Data extract ->
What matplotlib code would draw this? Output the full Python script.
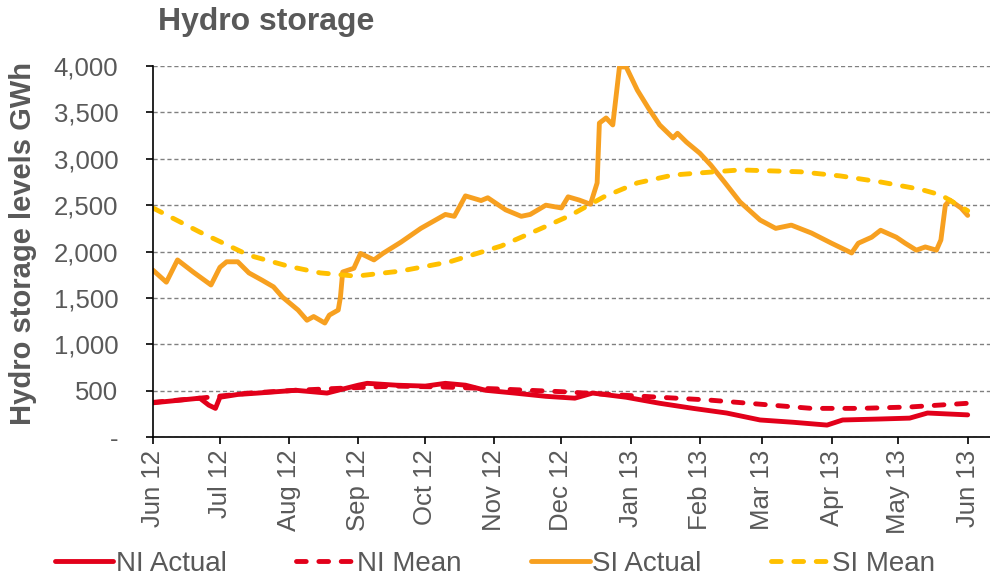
import numpy as np
import pandas as pd
import matplotlib
matplotlib.use("Agg")
import matplotlib.pyplot as plt
import matplotlib.dates as mdates
from matplotlib.ticker import FuncFormatter

# Data (GWh)

si_actual_dates = ["2012-06-01", "2012-06-07", "2012-06-12", "2012-06-19", "2012-06-27",
                   "2012-07-01", "2012-07-04", "2012-07-09", "2012-07-14", "2012-07-20",
                   "2012-07-25", "2012-07-29", "2012-08-05", "2012-08-09", "2012-08-12",
                   "2012-08-17", "2012-08-19", "2012-08-23", "2012-08-24", "2012-08-25",
                   "2012-08-30", "2012-09-02", "2012-09-08", "2012-09-12", "2012-09-20",
                   "2012-09-29", "2012-10-10", "2012-10-14", "2012-10-19", "2012-10-26",
                   "2012-10-29", "2012-11-06", "2012-11-13", "2012-11-17", "2012-11-24",
                   "2012-12-01", "2012-12-04", "2012-12-09", "2012-12-14", "2012-12-17",
                   "2012-12-18", "2012-12-21", "2012-12-24", "2012-12-27", "2012-12-30",
                   "2013-01-04", "2013-01-09", "2013-01-14", "2013-01-20", "2013-01-22",
                   "2013-01-26", "2013-02-01", "2013-02-06", "2013-02-12", "2013-02-19",
                   "2013-02-28", "2013-03-07", "2013-03-14", "2013-03-23", "2013-04-01",
                   "2013-04-10", "2013-04-13", "2013-04-19", "2013-04-23", "2013-04-30",
                   "2013-05-04", "2013-05-09", "2013-05-13", "2013-05-18", "2013-05-20",
                   "2013-05-22", "2013-05-24", "2013-05-29", "2013-06-01"]
si_actual = [1800, 1670, 1910, 1780, 1640,
             1830, 1890, 1890, 1770, 1690,
             1620, 1510, 1370, 1260, 1300,
             1230, 1315, 1370, 1510, 1780,
             1820, 1980, 1910, 1980, 2100,
             2250, 2400, 2380, 2600, 2550,
             2580, 2450, 2380, 2400, 2500,
             2470, 2590, 2555, 2510, 2740,
             3385, 3440, 3365, 3990, 3990,
             3740, 3545, 3365, 3225, 3275,
             3180, 3060, 2930, 2750, 2535,
             2340, 2250, 2285, 2200, 2090,
             1985, 2090, 2155, 2230, 2155,
             2090, 2015, 2050, 2015, 2125,
             2500, 2555, 2470, 2390]

si_mean_dates = ["2012-06-01", "2012-06-22", "2012-07-14", "2012-08-01", "2012-08-15",
                 "2012-08-31", "2012-09-20", "2012-10-12", "2012-11-04", "2012-11-22",
                 "2012-12-05", "2012-12-20", "2013-01-04", "2013-01-20", "2013-02-05",
                 "2013-02-19", "2013-03-18", "2013-04-05", "2013-04-23", "2013-05-11",
                 "2013-05-20", "2013-06-01"]
si_mean = [2470, 2210, 1960, 1840, 1770,
           1735, 1790, 1890, 2060, 2250,
           2390, 2590, 2740, 2825, 2855,
           2880, 2860, 2815, 2750, 2670,
           2610, 2440]

ni_actual_dates = ["2012-06-01", "2012-06-22", "2012-06-26", "2012-06-29", "2012-07-01",
                   "2012-07-09", "2012-07-18", "2012-08-04", "2012-08-18", "2012-08-27",
                   "2012-09-01", "2012-09-05", "2012-09-18", "2012-10-01", "2012-10-10",
                   "2012-10-19", "2012-10-28", "2012-11-10", "2012-11-24", "2012-12-07",
                   "2012-12-15", "2012-12-30", "2013-01-14", "2013-01-29", "2013-02-13",
                   "2013-02-28", "2013-03-15", "2013-03-30", "2013-04-06", "2013-04-22",
                   "2013-05-06", "2013-05-14", "2013-06-01"]
ni_actual = [370, 420, 345, 310, 430,
             460, 475, 505, 475, 530,
             560, 580, 560, 550, 580,
             560, 505, 475, 440, 420,
             475, 430, 365, 310, 260,
             185, 160, 130, 185, 195,
             205, 260, 240]

ni_mean_dates = ["2012-06-01", "2012-06-22", "2012-07-14", "2012-08-04", "2012-08-27",
                 "2012-09-18", "2012-10-10", "2012-11-02", "2012-12-01", "2013-01-14",
                 "2013-02-05", "2013-02-28", "2013-03-23", "2013-04-14", "2013-05-06",
                 "2013-06-01"]
ni_mean = [375, 420, 475, 505, 530,
           550, 540, 520, 490, 430,
           400, 355, 310, 310, 325,
           365]

red = "#E2001A"
orange = "#F7A020"
yellow = "#FFC000"
grey = "#595959"

plt.rcParams["font.family"] = ["Liberation Sans", "DejaVu Sans"]

fig = plt.figure(figsize=(9.9, 5.79), dpi=100)
ax = fig.add_axes([0.1545, 0.245, 0.8455, 0.641])

lw = 3.5
dash = (2.0, 2.6)
ax.plot(pd.to_datetime(ni_actual_dates), ni_actual, color=red, lw=lw,
        solid_capstyle="round", solid_joinstyle="round", label="NI Actual")
ax.plot(pd.to_datetime(ni_mean_dates), ni_mean, color=red, lw=lw,
        dashes=dash, dash_capstyle="round", label="NI Mean")
ax.plot(pd.to_datetime(si_actual_dates), si_actual, color=orange, lw=lw,
        solid_capstyle="round", solid_joinstyle="round", label="SI Actual")
ax.plot(pd.to_datetime(si_mean_dates), si_mean, color=yellow, lw=lw,
        dashes=dash, dash_capstyle="round", label="SI Mean")

ax.set_ylim(0, 4000)
ax.set_yticks(np.arange(0, 4001, 500))
ax.yaxis.set_major_formatter(FuncFormatter(lambda v, p: "-" if v == 0 else "{:,.0f}".format(v)))
ax.set_xlim(pd.Timestamp("2012-06-01"), pd.Timestamp("2013-06-11"))
ax.xaxis.set_major_locator(mdates.MonthLocator())
ax.xaxis.set_major_formatter(mdates.DateFormatter("%b %y"))

ax.grid(axis="y", color="#808080", linestyle=(0, (3, 2)), linewidth=1)
ax.set_axisbelow(True)
for s in ["top", "right"]:
    ax.spines[s].set_visible(False)
for s in ["left", "bottom"]:
    ax.spines[s].set_color("black")
    ax.spines[s].set_linewidth(1.2)

ax.tick_params(axis="both", colors="black", labelcolor=grey, labelsize=18.5,
               length=5, width=1.2, direction="out")
ax.tick_params(axis="x", labelrotation=90, pad=4)
ax.tick_params(axis="y", pad=20)

fig.text(0.16, 0.962, "Hydro storage", fontsize=23, fontweight="bold",
         color=grey, ha="left", va="center")
fig.text(0.023, 0.58, "Hydro storage levels GWh", fontsize=21, fontweight="bold",
         color=grey, rotation=90, ha="center", va="center")

leg = fig.legend(loc="center", bbox_to_anchor=(0.5, 0.026), ncol=4, frameon=False,
                 handlelength=2.1, handletextpad=0.1, columnspacing=2.5,
                 prop={"size": 20})
for t in leg.get_texts():
    t.set_color(grey)

fig.savefig("out.png", dpi=100)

Problem to solve -> Repeat only the lines between the start of the data and the line with "# Data (GWh)", including those two lines, and skip the pictures.

Correct result ->
What matplotlib code would draw this? Output the full Python script.
import numpy as np
import pandas as pd
import matplotlib
matplotlib.use("Agg")
import matplotlib.pyplot as plt
import matplotlib.dates as mdates
from matplotlib.ticker import FuncFormatter

# Data (GWh)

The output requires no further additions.